Intervention de Florence Parly

Commission d'enquête Souveraineté numérique — Réunion du 3 septembre 2019 à 11h00
Audition de Mme Florence Parly ministre des armées

Florence Parly, ministre :

On ne peut pas garantir que certains pays n'utilisent pas à des fins militaires des données individuelles. Je ne citerai aucun nom dans le cadre de cette audition publique, mais vous aurez sans doute deviné... Le risque existe, incontestablement.

Je relèverai aussi le rôle très important joué par le groupe Thales pour notre souveraineté numérique, l'acquisition stratégique majeure qu'il a récemment réalisée le confirmant. Les investissements réalisés par le groupe Orange y contribuent également.

Le combat militaire de demain sera de plus en plus connecté. D'ores et déjà, nos équipements militaires sont constitués de nombreux capteurs et logiciels, mais cette réalité sera multipliée par un facteur 50 ou 100 à l'avenir. Ainsi, les caractéristiques principales du programme d'équipements terrestres de nouvelle génération Scorpion ne résident pas tant dans le blindage et la maniabilité physique des véhicules que dans leur capacité à transmettre des flux de données en temps réel aux équipements avec lesquels ils interagiront. Nous pouvons mentionner également le système de combat aérien du futur, qui fait actuellement l'objet d'études.

Intégrer dans les équipements cette capacité d'échange de données avec des partenaires externes, c'est vraiment le défi technologique de demain pour nos armées. Il nous faudra non seulement concevoir des matériels furtifs et rapides qui volent, naviguent et roulent, mais aussi être capables d'aménager cette connectivité en toute sécurité, c'est-à-dire en la protégeant des interactions extérieures.

Je ne réponds pas directement à votre question sur le dimensionnement de nos capacités industrielles, monsieur le rapporteur, mais je peux en revanche vous dire que nous mobilisons tous les moyens dont nous disposons, dans mon ministère ou en dehors - Bruno Le Maire vous parlera plus doctement que moi du plan Nano.

S'agissant des moyens propres au ministère des armées, la loi de programmation militaire a fait du renseignement et du cyber ses deux axes prioritaires. On peut naturellement discuter de l'ampleur de l'effort consenti et de sa pertinence, mais il n'y a aucune naïveté de notre part, nous sommes parfaitement conscients de l'importance de l'enjeu.

Quant au défi des ressources humaines, nous sommes conscients qu'après avoir été attirés vers la finance, nos meilleurs cerveaux sont fortement attirés par toutes ces entreprises qui, pour beaucoup d'entre elles, se situent à l'ouest du continent américain.

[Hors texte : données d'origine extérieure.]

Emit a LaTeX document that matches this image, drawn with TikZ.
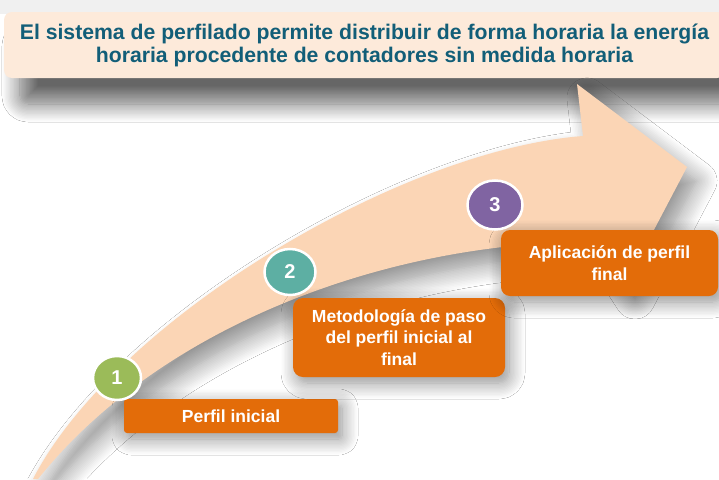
\documentclass[tikz,border=0pt]{standalone}
\usepackage{fontspec}
\setmainfont{Liberation Sans}
\usetikzlibrary{shapes.geometric, shadows.blur}

\definecolor{peach}{HTML}{FBD5B5}
\definecolor{titlefill}{HTML}{FDEADA}
\definecolor{titletext}{HTML}{125E78}
\definecolor{boxorange}{HTML}{E36C09}
\definecolor{numgreen}{HTML}{9BBB59}
\definecolor{numteal}{HTML}{5DAFA3}
\definecolor{numpurple}{HTML}{8064A2}

\tikzset{
  stepbox/.style={fill=boxorange, text=white, font=\fontsize{17.5}{21.5}\selectfont\bfseries,
    align=center, inner sep=0pt, blur shadow={shadow xshift=4pt, shadow yshift=-6pt, shadow blur radius=16pt, shadow blur steps=12, shadow opacity=45}},
  stepnum/.style={ellipse, draw=white, line width=2.5pt, text=white, inner sep=0pt,
    font=\fontsize{20}{20}\selectfont\bfseries},
}

\begin{document}
\begin{tikzpicture}[x=1pt, y=-1pt]
	\useasboundingbox (0,0) rectangle (719,479);
	\fill[white] (0,0) rectangle (719,479);
	\fill[black!6] (0,0) rectangle (719,14);
	%Title
		\node[fill=titlefill, rounded corners=8pt, minimum width=721pt, minimum height=66pt,
		      text=titletext, font=\fontsize{21.2}{23}\selectfont\bfseries, align=center,
		      blur shadow={shadow xshift=16pt, shadow yshift=-26pt, shadow blur radius=18pt, shadow blur steps=14, shadow opacity=60}]
		      (title) at (364.5,45) {El sistema de perfilado permite distribuir de forma horaria la energía\\horaria procedente de contadores sin medida horaria};
	%Arrow
		\fill[peach, blur shadow={shadow xshift=10pt, shadow yshift=-14pt, shadow blur radius=20pt, shadow blur steps=14, shadow opacity=45}]
		  (33,479) .. controls (115,320) and (400,150) .. (583,136)
		  -- (577,84) -- (687,167) -- (625,285) -- (597,242)
		  .. controls (400,240) and (165,320) .. (38,479)
		  -- cycle;
	%Step 1
		\node[stepbox, minimum width=214pt, minimum height=34pt, rounded corners=3pt] (box1) at (231,416) {Perfil inicial};
		\node[stepnum, fill=numgreen, minimum width=48pt, minimum height=44pt] (n1) at (117,378) {1};
	%Step 2
		\node[stepbox, minimum width=212pt, minimum height=79pt, rounded corners=10pt] (box2) at (399,337.5) {Metodología de paso\\del perfil inicial al\\final};
		\node[stepnum, fill=numteal, minimum width=51pt, minimum height=46pt] (n2) at (290,272) {2};
	%Step 3
		\node[stepbox, minimum width=217pt, minimum height=66pt, rounded corners=9pt] (box3) at (609.5,263) {Aplicación de perfil\\final};
		\node[stepnum, fill=numpurple, minimum width=55pt, minimum height=49pt] (n3) at (495,205) {3};
\end{tikzpicture}
\end{document}
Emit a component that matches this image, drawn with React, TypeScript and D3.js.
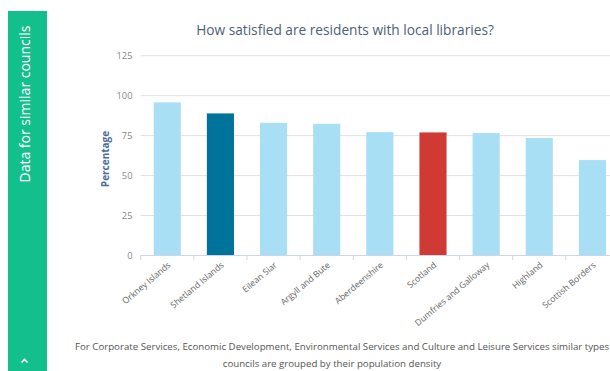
import React from "react";
import * as d3 from "d3";

const categories = ["Orkney Islands", "Shetland Islands", "Eilean Siar", "Argyll and Bute", "Aberdeenshire", "Scotland", "Dumfries and Galloway", "Highland", "Scottish Borders"];
const values = [95.8, 88.9, 83.0, 82.4, 77.2, 77.0, 76.6, 73.5, 59.7];
const barKinds = ["other", "self", "other", "other", "other", "scotland", "other", "other", "other"];
const yTicks = [0, 25, 50, 75, 100, 125];
const title = "How satisfied are residents with local libraries?";
const yLabel = "Percentage";
const sideLabel = "Data for similar councils";
const footer1 = "For Corporate Services, Economic Development, Environmental Services and Culture and Leisure Services similar types of";
const footer2 = "councils are grouped by their population density";

const colors: Record<string, string> = { other: "#a9dff4", self: "#00739a", scotland: "#cf3a34" };
const font = "'Open Sans', sans-serif";

export default function App() {
  const x = d3.scaleBand<string>().domain(categories).range([140.7, 619]).paddingInner(0.49).paddingOuter(0.245);
  const y = d3.scaleLinear().domain([0, 125]).range([255.5, 55.7]);
  const step = x.step();
  return (
    <svg width={610} height={371} style={{ position: "absolute", left: 0, top: 0 }} fontFamily={font}>
      <rect x={0} y={0} width={610} height={371} fill="#fff" />
      <rect x={8} y={11} width={39} height={360} fill="#13bf8d" />
      <text transform={`translate(29.5,104) rotate(-90)`} textAnchor="middle" fill="#fff" fontSize={14}>{sideLabel}</text>
      <path d="M21.5,362.5 L24.5,359.5 L27.5,362.5" stroke="#fff" strokeWidth={1.6} fill="none" />
      <text x={345} y={35} textAnchor="middle" fill="#4b5f78" fontSize={13.7}>{title}</text>
      {yTicks.map(t => (
        <g key={t}>
          {t > 0 && <line x1={140.7} x2={620} y1={y(t)} y2={y(t)} stroke="#e2e2e2" strokeWidth={1} />}
          <text x={132.5} y={y(t) + 3.5} textAnchor="end" fill="#888" fontSize={9.3}>{t}</text>
        </g>
      ))}
      <text transform={`translate(109,159) rotate(-90)`} textAnchor="middle" fill="#4a6d9c" fontSize={10} fontWeight="bold">{yLabel}</text>
      {categories.map((c, i) => (
        <rect key={c} x={x(c)} y={y(values[i])} width={x.bandwidth()} height={y(0) - y(values[i])} fill={colors[barKinds[i]]} />
      ))}
      <line x1={140.7} x2={620} y1={255.5} y2={255.5} stroke="#ccd6eb" strokeWidth={1} />
      {categories.map((c, i) => (
        <line key={c + "t"} x1={140.7 + i * step} x2={140.7 + i * step} y1={255.5} y2={260} stroke="#ccd6eb" strokeWidth={1} />
      ))}
      {categories.map(c => {
        const cx = (x(c) as number) + x.bandwidth() / 2;
        return (
          <text key={c + "l"} transform={`translate(${cx + 4},${266}) rotate(-40)`} textAnchor="end" fill="#666" fontSize={8.7}>{c}</text>
        );
      })}
      <text x={75} y={350} fill="#555" fontSize={9.7}>{footer1}</text>
      <text x={332} y={367} textAnchor="middle" fill="#555" fontSize={9.7}>{footer2}</text>
    </svg>
  );
}
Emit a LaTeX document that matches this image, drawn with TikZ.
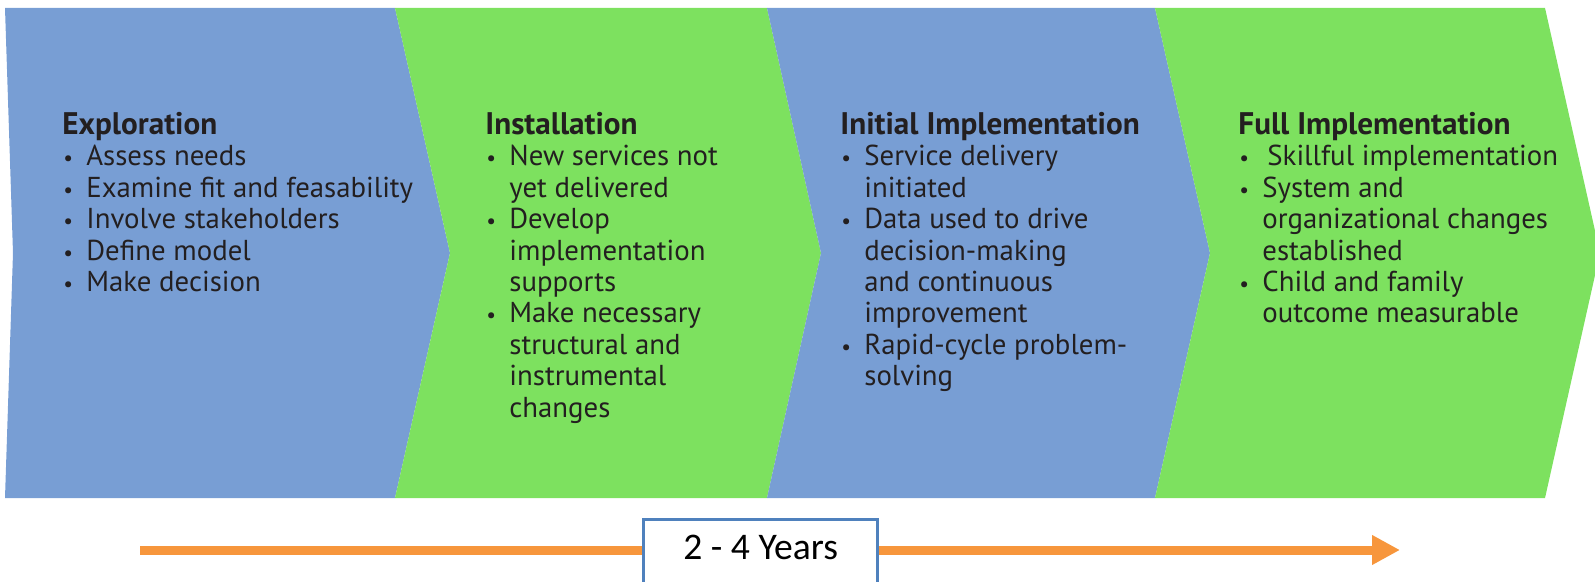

Pour réagir, ne sous-estimons pas les potentialités de la loi de transformation de la fonction publique, qui assouplit considérablement les possibilités de recrutement de contractuels et leur offre une nouvelle grille de rémunération, plus en phase avec le marché de l'emploi. Le ciblage féminin n'est pas non plus un gadget, car, dans ce domaine-là également, nous ne pouvons pas nous priver de la moitié du vivier de talents.

Enfin, la réserve cyber comprend presque une centaine d'hyper-spécialistes et d'experts de leur domaine. Il s'agit de salariés d'entreprises du secteur privé qui mettent quotidiennement leurs compétences au service de nos armées.

Nous devons développer l'ensemble de ces politiques. La prise de conscience est réelle. Il nous reste maintenant à faire le meilleur usage possible des nouveaux outils à notre disposition. Avant de dire que nous ne faisons pas assez, nous devons d'abord apporter la démonstration que nous avons poussé jusqu'au bout l'utilisation des outils existants.

Israël constitue en effet un exemple d'un petit pays extrêmement actif et performant ; l'Estonie également a développé des filières de formation très performantes et produit un grand nombre d'ingénieurs cyber en proportion de l'importance de sa population.